Let's consider the vertical parabola with the vertex at a generic point $$A(x_0,y_0)$$.

The focus is on $$F(x_0,y_0+\dfrac{p}{2})$$ and the generator line is given by the equation $$y=y_0-\dfrac{p}{2}$$.

The equation of the parabola is $$$(x-x_0)^2=2p(y-y_0)$$$

Given the parabola $$x^2-8y+16=0$$, find its focus, its vertex and the equation of its generator line.

First we should express the equation of the parabola in the form $$(x-x_0)^2=2p(y-y_0)$$.

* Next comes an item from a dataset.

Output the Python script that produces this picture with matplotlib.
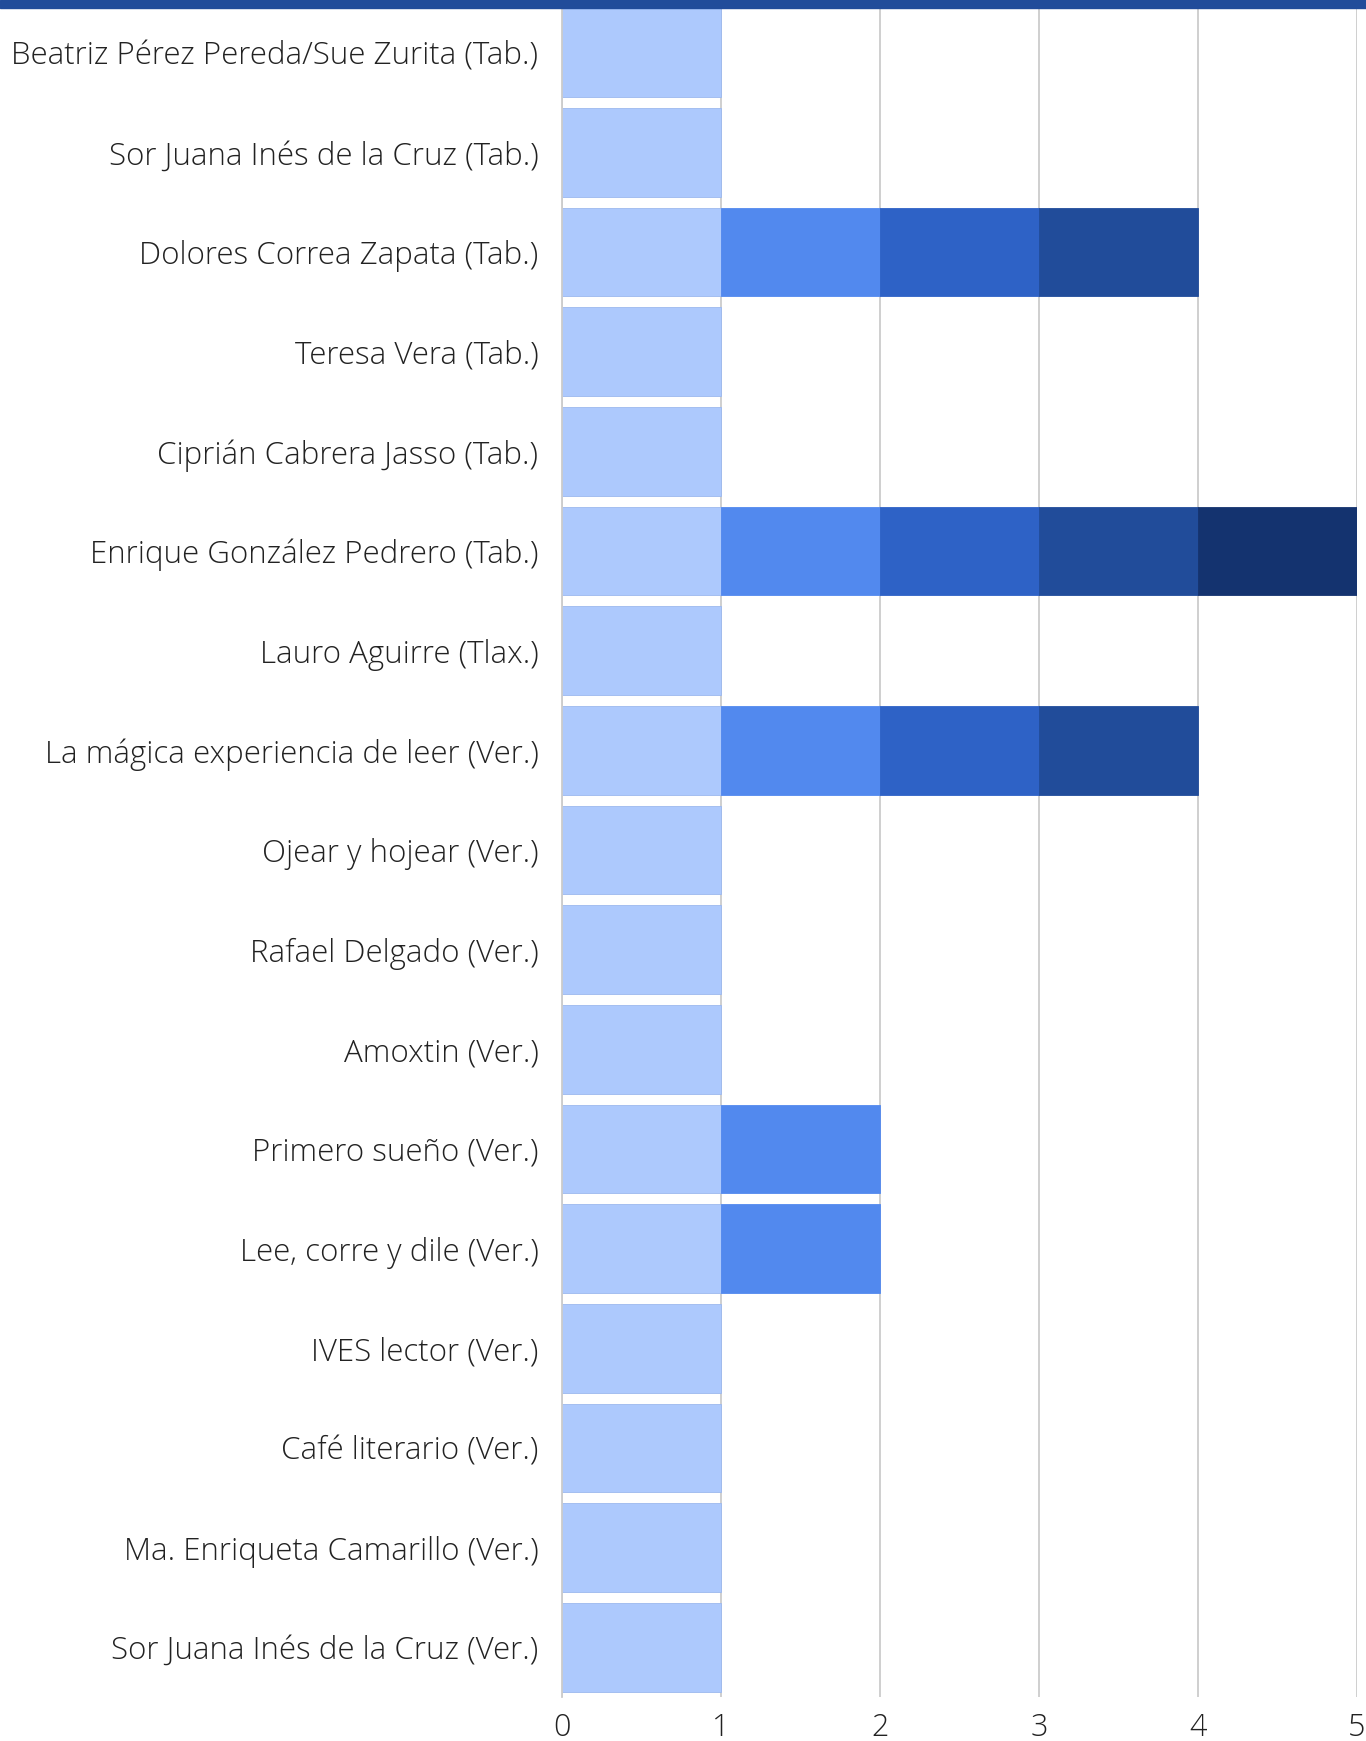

To do this we can add $$8y-16$$ on both sides, and take $$8$$ as common factor: $$$x^2=8(y-2)$$$

Expressed as $$(x-0)^2=2\cdot4(y-2)$$ we obtain all the necessary information.

Then we can identify $$x_0=0, y_0=2, p=4$$.

The focus is on $$F(x_0,y_0+\dfrac{p}{2})$$, in this case $$F(0,4)$$.

The vertex is on $$A(x_0,y_0)$$ i.e. $$A(0,2)$$.

The equation of the generator line is $$y=y_0-\dfrac{p}{2}$$, in our case is $$y=0$$.